_Excerpted records_:
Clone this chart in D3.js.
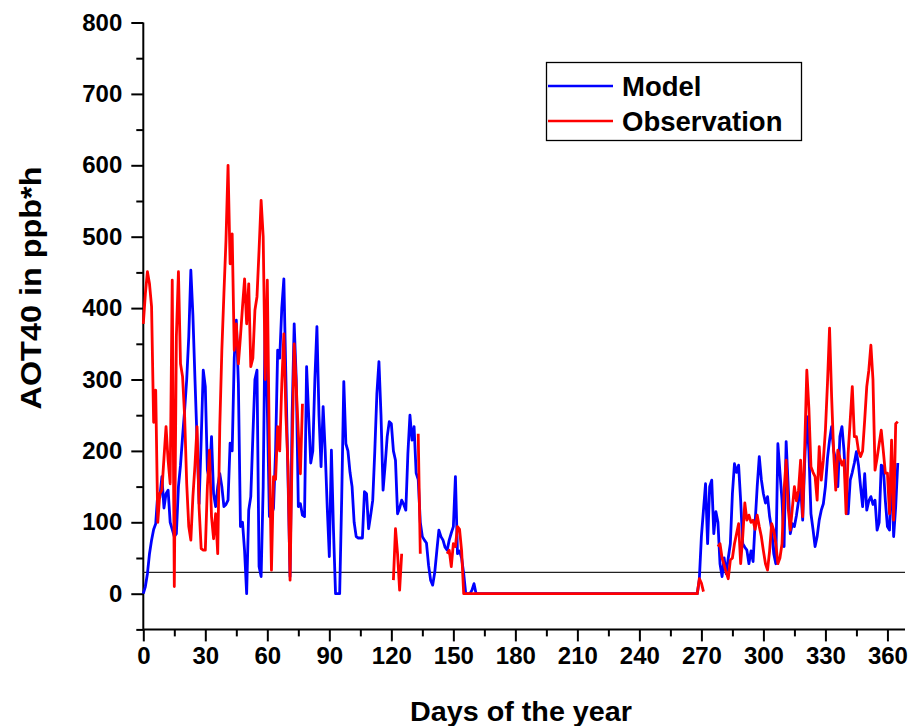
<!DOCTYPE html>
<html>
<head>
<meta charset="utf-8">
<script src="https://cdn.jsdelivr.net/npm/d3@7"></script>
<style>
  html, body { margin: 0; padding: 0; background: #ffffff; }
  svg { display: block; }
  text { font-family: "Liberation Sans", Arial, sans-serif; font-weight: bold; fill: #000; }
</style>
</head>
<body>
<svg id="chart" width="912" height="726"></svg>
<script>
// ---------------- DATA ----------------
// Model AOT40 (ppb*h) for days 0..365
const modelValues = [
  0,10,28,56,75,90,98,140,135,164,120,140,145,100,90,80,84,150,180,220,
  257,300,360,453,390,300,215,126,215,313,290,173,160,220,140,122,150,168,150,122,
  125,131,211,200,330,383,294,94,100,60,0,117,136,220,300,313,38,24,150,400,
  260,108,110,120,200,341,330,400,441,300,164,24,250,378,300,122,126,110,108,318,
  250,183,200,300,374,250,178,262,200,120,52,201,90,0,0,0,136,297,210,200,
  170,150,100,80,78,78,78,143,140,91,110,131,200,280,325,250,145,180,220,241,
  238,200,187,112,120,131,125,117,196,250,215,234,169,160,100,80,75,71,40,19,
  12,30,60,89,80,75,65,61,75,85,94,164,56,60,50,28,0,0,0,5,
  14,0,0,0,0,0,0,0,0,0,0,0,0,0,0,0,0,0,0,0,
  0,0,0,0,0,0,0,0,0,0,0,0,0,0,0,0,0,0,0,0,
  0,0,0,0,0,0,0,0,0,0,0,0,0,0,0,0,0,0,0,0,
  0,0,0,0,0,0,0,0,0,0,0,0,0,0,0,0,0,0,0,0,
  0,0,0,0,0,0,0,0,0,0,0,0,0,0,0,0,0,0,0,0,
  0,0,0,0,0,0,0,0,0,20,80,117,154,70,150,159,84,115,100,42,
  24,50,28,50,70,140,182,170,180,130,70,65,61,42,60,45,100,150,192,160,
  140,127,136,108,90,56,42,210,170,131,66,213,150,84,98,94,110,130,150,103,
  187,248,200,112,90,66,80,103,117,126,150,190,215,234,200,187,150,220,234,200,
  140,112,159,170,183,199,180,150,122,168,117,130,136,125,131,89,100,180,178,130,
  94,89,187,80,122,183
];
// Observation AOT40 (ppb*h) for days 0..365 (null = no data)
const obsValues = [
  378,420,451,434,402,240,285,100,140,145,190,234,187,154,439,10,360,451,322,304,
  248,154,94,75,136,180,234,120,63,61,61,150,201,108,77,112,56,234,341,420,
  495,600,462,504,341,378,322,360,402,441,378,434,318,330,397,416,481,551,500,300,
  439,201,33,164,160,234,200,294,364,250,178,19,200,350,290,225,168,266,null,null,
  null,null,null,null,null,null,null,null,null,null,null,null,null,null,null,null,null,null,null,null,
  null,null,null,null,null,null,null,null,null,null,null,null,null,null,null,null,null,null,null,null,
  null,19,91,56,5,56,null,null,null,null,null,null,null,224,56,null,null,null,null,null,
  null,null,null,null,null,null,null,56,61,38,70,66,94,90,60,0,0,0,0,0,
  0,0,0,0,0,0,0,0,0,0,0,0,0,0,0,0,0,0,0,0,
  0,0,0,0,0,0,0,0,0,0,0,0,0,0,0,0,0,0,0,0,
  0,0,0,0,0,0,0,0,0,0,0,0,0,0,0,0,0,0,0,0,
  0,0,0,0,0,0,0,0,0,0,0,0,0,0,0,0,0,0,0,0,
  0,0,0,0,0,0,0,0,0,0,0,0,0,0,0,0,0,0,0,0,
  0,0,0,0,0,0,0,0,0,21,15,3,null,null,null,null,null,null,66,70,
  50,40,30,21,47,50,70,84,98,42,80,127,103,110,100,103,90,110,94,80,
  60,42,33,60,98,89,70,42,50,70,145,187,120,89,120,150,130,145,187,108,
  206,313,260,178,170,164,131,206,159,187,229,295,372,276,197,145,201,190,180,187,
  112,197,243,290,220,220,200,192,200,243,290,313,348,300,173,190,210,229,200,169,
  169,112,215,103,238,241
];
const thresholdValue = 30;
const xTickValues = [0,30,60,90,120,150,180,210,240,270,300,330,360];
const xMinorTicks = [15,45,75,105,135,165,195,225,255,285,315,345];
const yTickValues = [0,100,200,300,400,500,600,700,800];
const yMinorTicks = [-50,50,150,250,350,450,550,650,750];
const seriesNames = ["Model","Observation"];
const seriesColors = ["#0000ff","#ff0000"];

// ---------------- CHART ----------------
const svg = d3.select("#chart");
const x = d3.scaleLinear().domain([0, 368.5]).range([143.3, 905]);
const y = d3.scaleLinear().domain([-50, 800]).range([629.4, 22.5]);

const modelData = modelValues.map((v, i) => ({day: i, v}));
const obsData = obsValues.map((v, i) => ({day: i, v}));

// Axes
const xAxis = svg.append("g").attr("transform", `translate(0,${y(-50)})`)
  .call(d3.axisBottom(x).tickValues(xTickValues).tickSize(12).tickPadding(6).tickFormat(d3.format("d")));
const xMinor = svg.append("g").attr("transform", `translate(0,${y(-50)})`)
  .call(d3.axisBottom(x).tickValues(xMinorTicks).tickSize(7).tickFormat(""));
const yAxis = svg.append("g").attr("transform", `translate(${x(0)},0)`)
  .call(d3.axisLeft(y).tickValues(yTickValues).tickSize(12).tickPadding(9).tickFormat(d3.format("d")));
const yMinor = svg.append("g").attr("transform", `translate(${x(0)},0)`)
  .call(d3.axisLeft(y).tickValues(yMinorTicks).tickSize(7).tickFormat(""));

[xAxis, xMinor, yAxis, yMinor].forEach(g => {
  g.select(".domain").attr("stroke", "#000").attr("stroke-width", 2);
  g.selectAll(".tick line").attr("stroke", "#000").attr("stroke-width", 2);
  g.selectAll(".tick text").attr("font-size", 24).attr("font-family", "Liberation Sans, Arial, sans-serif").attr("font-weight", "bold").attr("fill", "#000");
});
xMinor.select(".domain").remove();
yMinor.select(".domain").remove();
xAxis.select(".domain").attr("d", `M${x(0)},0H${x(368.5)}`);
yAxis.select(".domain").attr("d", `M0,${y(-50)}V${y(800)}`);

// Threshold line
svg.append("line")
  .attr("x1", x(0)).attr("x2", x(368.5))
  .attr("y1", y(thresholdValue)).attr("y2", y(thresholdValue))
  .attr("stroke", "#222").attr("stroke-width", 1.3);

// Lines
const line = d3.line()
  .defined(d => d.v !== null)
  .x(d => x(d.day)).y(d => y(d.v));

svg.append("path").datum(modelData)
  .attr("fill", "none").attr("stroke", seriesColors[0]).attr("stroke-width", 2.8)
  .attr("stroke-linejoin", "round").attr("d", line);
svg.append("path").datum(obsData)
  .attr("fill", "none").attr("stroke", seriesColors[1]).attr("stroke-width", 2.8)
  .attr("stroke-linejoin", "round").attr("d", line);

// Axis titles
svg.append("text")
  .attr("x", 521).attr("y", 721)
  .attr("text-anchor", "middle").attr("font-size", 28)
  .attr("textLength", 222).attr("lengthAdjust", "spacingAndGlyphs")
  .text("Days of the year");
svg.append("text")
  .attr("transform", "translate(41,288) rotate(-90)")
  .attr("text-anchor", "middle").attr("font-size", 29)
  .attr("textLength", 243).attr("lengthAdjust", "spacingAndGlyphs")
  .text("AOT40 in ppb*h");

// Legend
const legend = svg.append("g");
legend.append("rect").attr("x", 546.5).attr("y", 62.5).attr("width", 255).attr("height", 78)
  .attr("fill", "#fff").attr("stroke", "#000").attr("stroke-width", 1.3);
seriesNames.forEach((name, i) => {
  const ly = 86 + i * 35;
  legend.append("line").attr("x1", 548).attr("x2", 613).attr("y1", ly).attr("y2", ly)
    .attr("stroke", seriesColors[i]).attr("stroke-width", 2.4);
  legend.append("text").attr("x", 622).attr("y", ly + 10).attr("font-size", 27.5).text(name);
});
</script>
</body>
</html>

* * *

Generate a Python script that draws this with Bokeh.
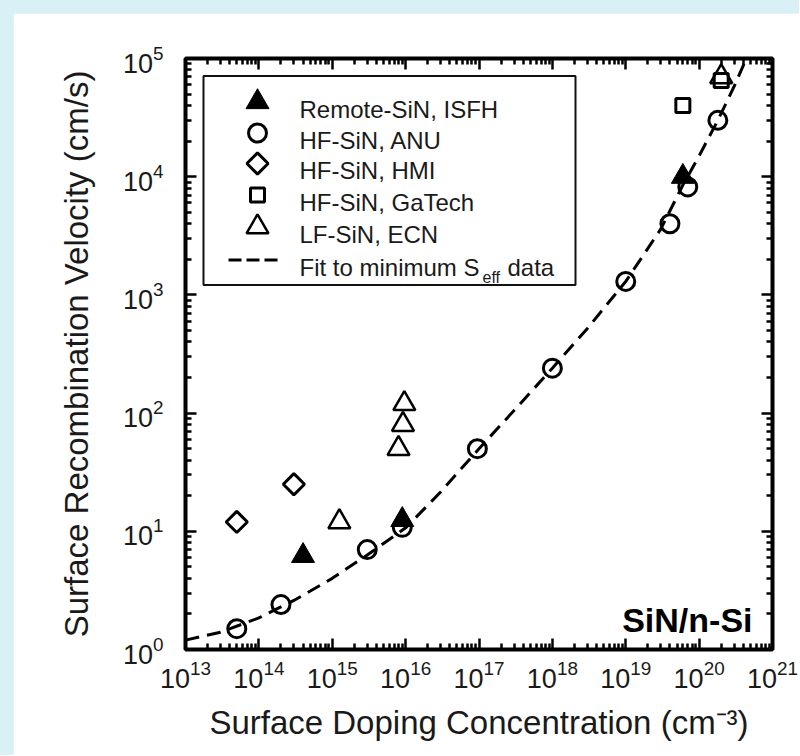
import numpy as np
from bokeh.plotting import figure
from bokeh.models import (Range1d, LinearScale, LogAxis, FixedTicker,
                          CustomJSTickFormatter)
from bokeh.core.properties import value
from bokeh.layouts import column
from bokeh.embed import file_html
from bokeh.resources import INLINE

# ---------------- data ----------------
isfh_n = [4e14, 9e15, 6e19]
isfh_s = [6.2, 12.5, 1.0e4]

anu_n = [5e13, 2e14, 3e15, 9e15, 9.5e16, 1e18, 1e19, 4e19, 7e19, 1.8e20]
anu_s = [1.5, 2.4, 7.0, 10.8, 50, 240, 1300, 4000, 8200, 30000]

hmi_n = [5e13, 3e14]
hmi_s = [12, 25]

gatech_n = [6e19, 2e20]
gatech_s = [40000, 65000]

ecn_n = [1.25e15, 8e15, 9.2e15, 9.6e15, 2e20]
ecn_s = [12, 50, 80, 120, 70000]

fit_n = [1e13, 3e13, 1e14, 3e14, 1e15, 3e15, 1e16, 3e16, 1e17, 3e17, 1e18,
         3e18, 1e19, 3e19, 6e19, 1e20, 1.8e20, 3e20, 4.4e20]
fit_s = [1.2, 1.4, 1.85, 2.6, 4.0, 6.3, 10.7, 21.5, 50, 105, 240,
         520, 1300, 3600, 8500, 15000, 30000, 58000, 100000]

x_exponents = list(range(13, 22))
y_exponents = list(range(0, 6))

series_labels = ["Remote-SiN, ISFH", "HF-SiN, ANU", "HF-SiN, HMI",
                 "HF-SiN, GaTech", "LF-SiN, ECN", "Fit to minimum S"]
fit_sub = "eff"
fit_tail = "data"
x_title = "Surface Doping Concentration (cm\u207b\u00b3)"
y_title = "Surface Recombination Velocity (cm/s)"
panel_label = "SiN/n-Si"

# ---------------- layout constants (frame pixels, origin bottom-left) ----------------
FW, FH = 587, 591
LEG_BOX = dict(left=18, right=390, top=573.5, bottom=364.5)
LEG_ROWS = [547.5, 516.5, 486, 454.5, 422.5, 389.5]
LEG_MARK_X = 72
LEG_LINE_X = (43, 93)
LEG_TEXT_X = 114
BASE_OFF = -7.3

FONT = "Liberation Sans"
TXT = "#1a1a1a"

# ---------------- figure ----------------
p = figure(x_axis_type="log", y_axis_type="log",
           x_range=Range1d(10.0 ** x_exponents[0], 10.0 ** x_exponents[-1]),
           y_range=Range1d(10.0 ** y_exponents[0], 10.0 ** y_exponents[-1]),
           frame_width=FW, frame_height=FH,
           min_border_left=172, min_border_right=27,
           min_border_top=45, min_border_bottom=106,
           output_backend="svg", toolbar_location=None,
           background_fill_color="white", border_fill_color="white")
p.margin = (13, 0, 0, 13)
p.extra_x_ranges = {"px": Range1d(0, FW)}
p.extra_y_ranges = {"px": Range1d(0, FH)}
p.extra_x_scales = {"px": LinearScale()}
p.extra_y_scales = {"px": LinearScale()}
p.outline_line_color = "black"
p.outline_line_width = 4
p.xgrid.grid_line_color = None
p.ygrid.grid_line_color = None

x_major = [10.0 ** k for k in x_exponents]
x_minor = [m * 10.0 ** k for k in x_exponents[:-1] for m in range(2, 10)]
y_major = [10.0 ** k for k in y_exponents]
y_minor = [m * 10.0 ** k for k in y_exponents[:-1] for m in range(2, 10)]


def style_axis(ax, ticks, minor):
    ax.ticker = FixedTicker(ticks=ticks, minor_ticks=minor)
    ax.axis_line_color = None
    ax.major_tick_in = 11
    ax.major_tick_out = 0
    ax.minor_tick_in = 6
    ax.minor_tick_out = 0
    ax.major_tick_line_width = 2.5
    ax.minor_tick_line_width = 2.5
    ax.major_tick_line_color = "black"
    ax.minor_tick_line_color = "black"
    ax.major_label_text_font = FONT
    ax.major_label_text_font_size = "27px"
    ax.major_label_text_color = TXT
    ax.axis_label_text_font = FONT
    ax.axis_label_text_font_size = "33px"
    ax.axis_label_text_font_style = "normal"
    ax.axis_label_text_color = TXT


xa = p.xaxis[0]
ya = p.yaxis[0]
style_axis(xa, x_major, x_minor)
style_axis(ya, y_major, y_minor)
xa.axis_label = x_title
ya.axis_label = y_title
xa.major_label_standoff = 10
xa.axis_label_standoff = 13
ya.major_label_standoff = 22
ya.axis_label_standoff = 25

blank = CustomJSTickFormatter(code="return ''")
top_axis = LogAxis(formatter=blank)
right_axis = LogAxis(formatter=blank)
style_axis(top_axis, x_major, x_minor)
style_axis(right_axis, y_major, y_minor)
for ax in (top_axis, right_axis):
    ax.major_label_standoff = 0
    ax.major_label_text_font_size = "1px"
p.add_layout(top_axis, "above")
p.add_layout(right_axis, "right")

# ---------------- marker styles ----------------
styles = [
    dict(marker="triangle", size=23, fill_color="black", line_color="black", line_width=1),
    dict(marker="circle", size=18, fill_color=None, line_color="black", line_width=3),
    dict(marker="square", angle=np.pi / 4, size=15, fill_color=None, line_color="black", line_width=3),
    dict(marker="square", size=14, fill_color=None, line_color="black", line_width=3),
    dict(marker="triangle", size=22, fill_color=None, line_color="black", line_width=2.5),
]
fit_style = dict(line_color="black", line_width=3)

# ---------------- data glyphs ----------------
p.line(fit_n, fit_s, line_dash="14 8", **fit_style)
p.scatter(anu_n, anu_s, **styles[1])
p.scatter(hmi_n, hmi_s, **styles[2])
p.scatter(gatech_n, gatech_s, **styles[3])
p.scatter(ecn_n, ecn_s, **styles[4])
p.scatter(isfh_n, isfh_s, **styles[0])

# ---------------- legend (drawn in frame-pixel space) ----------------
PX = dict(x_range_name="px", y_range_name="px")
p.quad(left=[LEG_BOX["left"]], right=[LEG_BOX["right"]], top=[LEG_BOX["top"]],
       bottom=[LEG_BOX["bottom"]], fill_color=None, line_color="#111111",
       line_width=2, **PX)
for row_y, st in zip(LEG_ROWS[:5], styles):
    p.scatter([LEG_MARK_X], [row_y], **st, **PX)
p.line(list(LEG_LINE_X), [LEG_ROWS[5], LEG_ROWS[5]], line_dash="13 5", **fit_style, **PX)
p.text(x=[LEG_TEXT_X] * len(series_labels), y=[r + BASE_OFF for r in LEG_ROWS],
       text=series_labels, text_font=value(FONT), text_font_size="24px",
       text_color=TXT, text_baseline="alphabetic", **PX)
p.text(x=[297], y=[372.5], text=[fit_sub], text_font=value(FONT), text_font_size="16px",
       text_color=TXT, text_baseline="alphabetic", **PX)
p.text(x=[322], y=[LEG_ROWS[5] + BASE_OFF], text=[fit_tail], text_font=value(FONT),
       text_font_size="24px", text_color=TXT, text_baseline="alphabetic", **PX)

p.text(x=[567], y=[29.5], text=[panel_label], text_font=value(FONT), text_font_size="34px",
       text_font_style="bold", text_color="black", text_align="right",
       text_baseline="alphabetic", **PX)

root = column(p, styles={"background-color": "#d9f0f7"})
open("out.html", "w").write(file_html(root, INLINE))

---

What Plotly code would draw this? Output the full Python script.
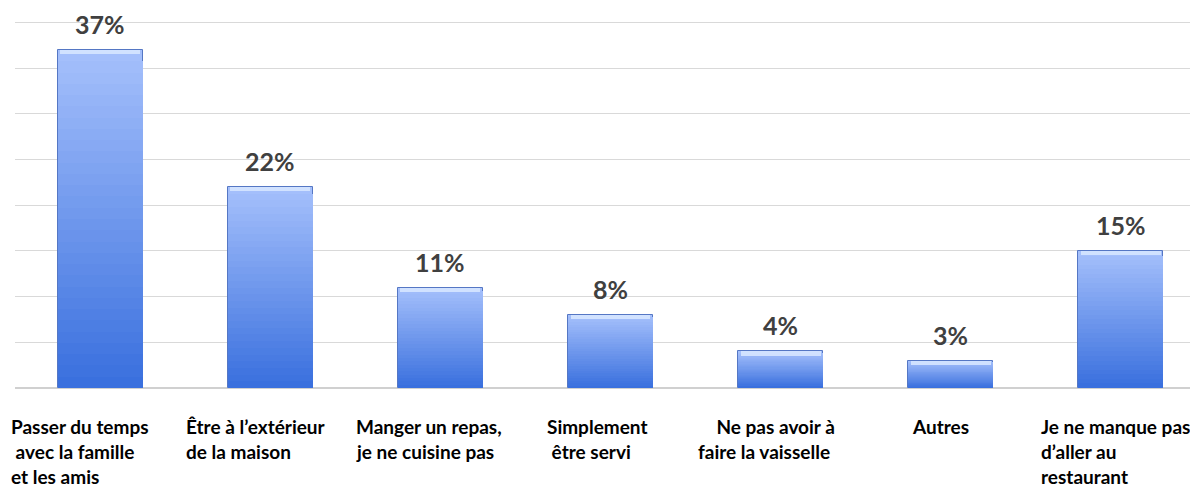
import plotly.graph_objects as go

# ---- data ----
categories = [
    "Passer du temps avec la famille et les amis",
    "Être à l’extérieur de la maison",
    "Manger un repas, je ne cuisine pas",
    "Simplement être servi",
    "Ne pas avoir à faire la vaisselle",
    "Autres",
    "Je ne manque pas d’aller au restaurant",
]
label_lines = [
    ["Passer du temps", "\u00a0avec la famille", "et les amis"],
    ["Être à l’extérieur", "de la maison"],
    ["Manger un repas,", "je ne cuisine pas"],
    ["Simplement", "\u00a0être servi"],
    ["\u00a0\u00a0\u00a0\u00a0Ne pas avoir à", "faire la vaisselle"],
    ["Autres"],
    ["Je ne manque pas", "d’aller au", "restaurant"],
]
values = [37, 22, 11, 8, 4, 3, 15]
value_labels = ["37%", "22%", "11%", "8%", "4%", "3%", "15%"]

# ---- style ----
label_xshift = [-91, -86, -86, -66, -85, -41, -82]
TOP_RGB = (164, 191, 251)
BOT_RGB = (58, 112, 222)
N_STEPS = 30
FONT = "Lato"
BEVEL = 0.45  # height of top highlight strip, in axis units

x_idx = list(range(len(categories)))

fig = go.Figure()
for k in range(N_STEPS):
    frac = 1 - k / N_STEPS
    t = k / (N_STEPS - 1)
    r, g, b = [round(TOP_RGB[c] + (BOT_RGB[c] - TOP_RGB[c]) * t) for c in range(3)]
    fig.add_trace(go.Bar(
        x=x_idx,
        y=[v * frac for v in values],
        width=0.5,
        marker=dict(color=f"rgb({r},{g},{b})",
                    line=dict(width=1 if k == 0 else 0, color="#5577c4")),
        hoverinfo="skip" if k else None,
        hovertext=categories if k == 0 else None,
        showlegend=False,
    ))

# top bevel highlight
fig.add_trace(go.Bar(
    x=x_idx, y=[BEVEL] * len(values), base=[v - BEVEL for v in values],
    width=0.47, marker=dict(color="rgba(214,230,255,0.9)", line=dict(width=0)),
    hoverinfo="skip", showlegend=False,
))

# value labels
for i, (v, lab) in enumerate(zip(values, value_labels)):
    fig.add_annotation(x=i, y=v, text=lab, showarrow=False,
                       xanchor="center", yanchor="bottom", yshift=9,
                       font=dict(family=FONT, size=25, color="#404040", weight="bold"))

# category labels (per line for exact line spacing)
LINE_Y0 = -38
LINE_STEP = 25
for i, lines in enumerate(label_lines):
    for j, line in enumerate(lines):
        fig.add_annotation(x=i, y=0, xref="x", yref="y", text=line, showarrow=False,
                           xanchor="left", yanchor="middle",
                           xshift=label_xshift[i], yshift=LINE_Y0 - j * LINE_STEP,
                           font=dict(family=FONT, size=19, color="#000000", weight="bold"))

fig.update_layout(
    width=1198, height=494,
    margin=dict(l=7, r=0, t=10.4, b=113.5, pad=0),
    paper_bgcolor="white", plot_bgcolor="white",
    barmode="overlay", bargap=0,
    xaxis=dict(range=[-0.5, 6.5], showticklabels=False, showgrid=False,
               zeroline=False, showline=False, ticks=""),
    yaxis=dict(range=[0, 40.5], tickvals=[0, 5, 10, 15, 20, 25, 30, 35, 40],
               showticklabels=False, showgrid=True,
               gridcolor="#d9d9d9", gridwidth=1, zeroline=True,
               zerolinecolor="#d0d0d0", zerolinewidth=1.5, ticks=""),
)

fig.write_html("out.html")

_Requirements_:
Leave out every picture, then retype exactly the lines from the one containing "Generate a Python" through the one containing "y_exponents = list(range(0, 6))".

_Answer in full_:
Generate a Python script that draws this with Bokeh.
import numpy as np
from bokeh.plotting import figure
from bokeh.models import (Range1d, LinearScale, LogAxis, FixedTicker,
                          CustomJSTickFormatter)
from bokeh.core.properties import value
from bokeh.layouts import column
from bokeh.embed import file_html
from bokeh.resources import INLINE

# ---------------- data ----------------
isfh_n = [4e14, 9e15, 6e19]
isfh_s = [6.2, 12.5, 1.0e4]

anu_n = [5e13, 2e14, 3e15, 9e15, 9.5e16, 1e18, 1e19, 4e19, 7e19, 1.8e20]
anu_s = [1.5, 2.4, 7.0, 10.8, 50, 240, 1300, 4000, 8200, 30000]

hmi_n = [5e13, 3e14]
hmi_s = [12, 25]

gatech_n = [6e19, 2e20]
gatech_s = [40000, 65000]

ecn_n = [1.25e15, 8e15, 9.2e15, 9.6e15, 2e20]
ecn_s = [12, 50, 80, 120, 70000]

fit_n = [1e13, 3e13, 1e14, 3e14, 1e15, 3e15, 1e16, 3e16, 1e17, 3e17, 1e18,
         3e18, 1e19, 3e19, 6e19, 1e20, 1.8e20, 3e20, 4.4e20]
fit_s = [1.2, 1.4, 1.85, 2.6, 4.0, 6.3, 10.7, 21.5, 50, 105, 240,
         520, 1300, 3600, 8500, 15000, 30000, 58000, 100000]

x_exponents = list(range(13, 22))
y_exponents = list(range(0, 6))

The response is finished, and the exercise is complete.